Впрочем, справедливости ради должен признать, что мой недуг приблизил меня к человеку в зеркале. Во всякой болезни есть свой смысл. Она помогает увидеть мир из параллельного пространства, оставшись в сфере его притяжения. Не нужно настраивать себя на строгий философический лад — естественным образом погружаешься в колодезную глубь размышлений. Можешь часами сидеть-посиживать наедине с самим собою, совсем не испытывая уныния — твое одиночество не тяготит. Напротив, в нем все больше уюта, больше свободы от злобы дня.
В юности я был готов к тому, чтобы почувствовать вкус страдания, хотя и не вкладывая в него модного жертвенного смысла. «Прекрасен терн страданья за людей», — писал один надтреснутый малый, такой же чахоточный, как я, не вытянувший и четверти века. Нет, я — совсем об ином страдании. Оно, точно горчичное семя, посеяно в нас, чтоб однажды взойти. Я ощущал, что оно богато, что зрелость без него невозможна. Некогда Пушкин хотел этой жизни не оттого, что она ему выпала, а для того, чтоб страдать и мыслить. Ибо одно с другим неразрывно.
Мне удалось себя убедить, что именно таково условие истинно творческого бытия. Что нужно быть готовым принять его. Готовность моя оказалась нелишней. Ее потребовалось с избытком.
Все же у этой кары господней есть и бесспорное оправдание — она облегчает переход. Страх, что сотряс меня в раннем детстве при мысли о будущем исчезновении, мало-помалу уходит в тень. Неизлечимая болезнь, пожалуй, излечивает от ужаса. Став будничным, он разжимает клещи.

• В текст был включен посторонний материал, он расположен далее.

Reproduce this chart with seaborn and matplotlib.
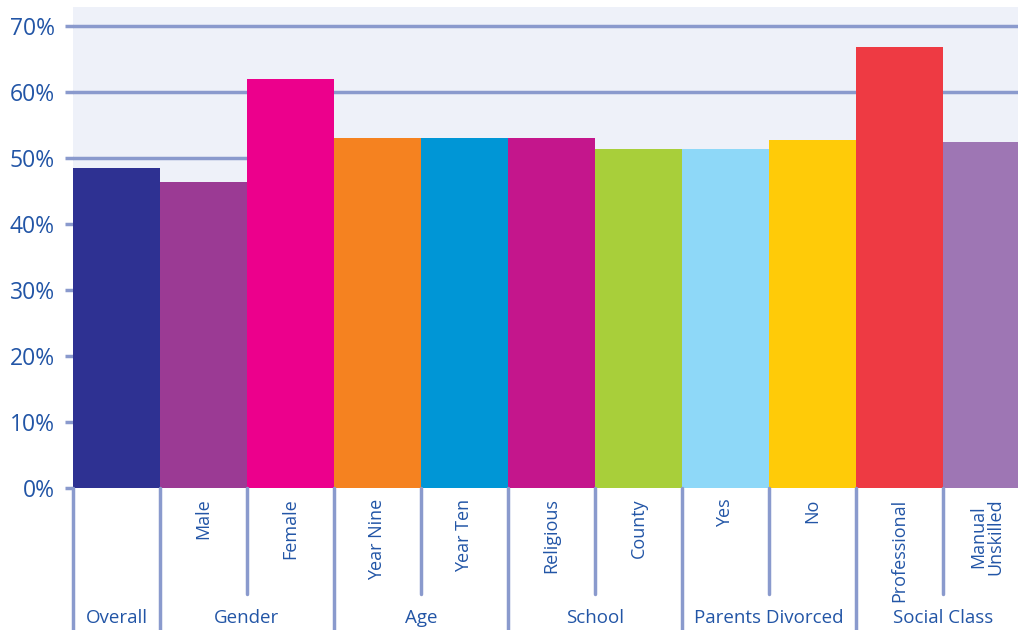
import matplotlib
matplotlib.use('Agg')
import matplotlib.pyplot as plt
import matplotlib.transforms as mtransforms
import pandas as pd
import seaborn as sns

# ----------------------------- data ------------------------------------------
CATEGORIES = ['Overall', 'Male', 'Female', 'Year Nine', 'Year Ten',
              'Religious', 'County', 'Yes', 'No', 'Professional',
              'Manual\nUnskilled']
VALUES = [48.5, 46.4, 62.0, 53.0, 53.0, 53.0, 51.4, 51.4, 52.7, 66.8, 52.4]
COLORS = ['#2E3192', '#9B3A94', '#EC008C', '#F58220', '#0096D6', '#C4168C',
          '#A8CF3A', '#8ED8F8', '#FFCB08', '#EE3A43', '#9E76B4']
SUB_LABELS = ['', 'Male', 'Female', 'Year Nine', 'Year Ten', 'Religious',
              'County', 'Yes', 'No', 'Professional', 'Manual\nUnskilled']
GROUPS = ['Overall', 'Gender', 'Age', 'School', 'Parents Divorced',
          'Social Class']
GROUP_SIZES = [1, 2, 2, 2, 2, 2]
Y_TICKS = [0, 10, 20, 30, 40, 50, 60, 70]

LINE_COLOR = '#8A9ACD'
TEXT_COLOR = '#2255A6'

# -----------------------------------------------------------------------------

sns.set_style('white', {'axes.facecolor': '#EEF1F9'})
plt.rcParams['font.family'] = ['Open Sans', 'DejaVu Sans']

df = pd.DataFrame({'cat': CATEGORIES, 'val': VALUES})

fig = plt.figure(figsize=(10.18, 6.3), dpi=100)
ax = fig.add_axes([73 / 1018, (630 - 488) / 630, 1 - 73 / 1018, 481 / 630])

sns.barplot(data=df, x='cat', y='val', hue='cat', palette=COLORS,
            width=1.0, saturation=1, legend=False, ax=ax, zorder=2,
            linewidth=0, edgecolor='none')

ax.set_axisbelow(True)
ax.set_ylim(0, 72.9)
ax.set_xlim(-0.5, -0.5 + (1018 - 73) / 87)
ax.set_yticks(Y_TICKS)
ax.set_yticklabels(['%d%%' % t for t in Y_TICKS], color=TEXT_COLOR,
                   fontsize=16.5)
ax.yaxis.grid(True, color=LINE_COLOR, lw=2.5)
ax.tick_params(axis='y', length=6, width=2.5, color=LINE_COLOR, pad=7,
               left=True)
ax.set_xticks([])
ax.set_xlabel('')
ax.set_ylabel('')
for s in ax.spines.values():
    s.set_visible(False)

# ---------------- category annotation beneath the axis ----------------------
trans = mtransforms.blended_transform_factory(ax.transData, ax.transAxes)

for i, lab in enumerate(SUB_LABELS):
    if lab:
        ax.text(i, -0.022, lab, rotation=90, ha='center', va='top',
                color=TEXT_COLOR, fontsize=13, transform=trans,
                linespacing=0.95)

start = 0
for g, n in zip(GROUPS, GROUP_SIZES):
    # group boundary line down to the bottom
    ax.plot([start - 0.5, start - 0.5], [0, -0.3], transform=trans,
            color=LINE_COLOR, lw=2.5, clip_on=False)
    # internal boundaries are shorter
    for k in range(1, n):
        ax.plot([start + k - 0.5, start + k - 0.5], [0, -0.22],
                transform=trans, color=LINE_COLOR, lw=2.5, clip_on=False)
    ax.text(start + (n - 1) / 2, -0.27, g, ha='center', va='center',
            color=TEXT_COLOR, fontsize=13.5, transform=trans)
    start += n

fig.savefig('out.png', dpi=100)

Господи, как тихо вокруг! Тихо, как в потусторонней жизни. Не шевелится ничто на земле, даже травинка под ветерком. Замерли облака надо мною, дивно похожие на лебедей, точно устали плыть по небу. Сколько же мне пришлось поскитаться, чтобы причалить к этому городу, который сочится благополучием. В этой опрятной ухоженной жизни будто читается некий вызов. Ловишь себя на тайной досаде и, чтоб хоть несколько приподнять нашу сумятицу, грязь и бестолочь, мои сограждане патриотически в тысячный раз надувают щеки и важно несут привычную чушь. Что-нибудь про Обломова, Штольца, про то, как пресно и плоско бюргерство в сравнении с нашей славянской бездонностью и богатырской беспорядочностью. Всем этим толкам двести лет, а то и больше, и нет им сносу. Только и знаем — брезгливо морщиться, видя необычный уклад.
Иной раз подумаешь: если бы не было этой безмерно чужой нам жизни, чужих людей, пришлось бы их выдумать. Кого бы иначе мы поносили? Нам невдомек, как по-дикарски все мы обкрадываем себя, какой мы себя лишаем радости — ценить и уважать человека, где бы однажды он ни родился. Как просто было бы всем нам жить, если бы мы судили о нем, решая, плох он или хорош, добр он или зол — и только! Все прочее не имеет значения. Какой бессмысленной шелухой забиты наши слабые головы и сколько мусора в наших душах! Но стоит ли мечтать о несбыточном? Без этой ненависти к чужим нас солнце не греет, нам звезды не светят.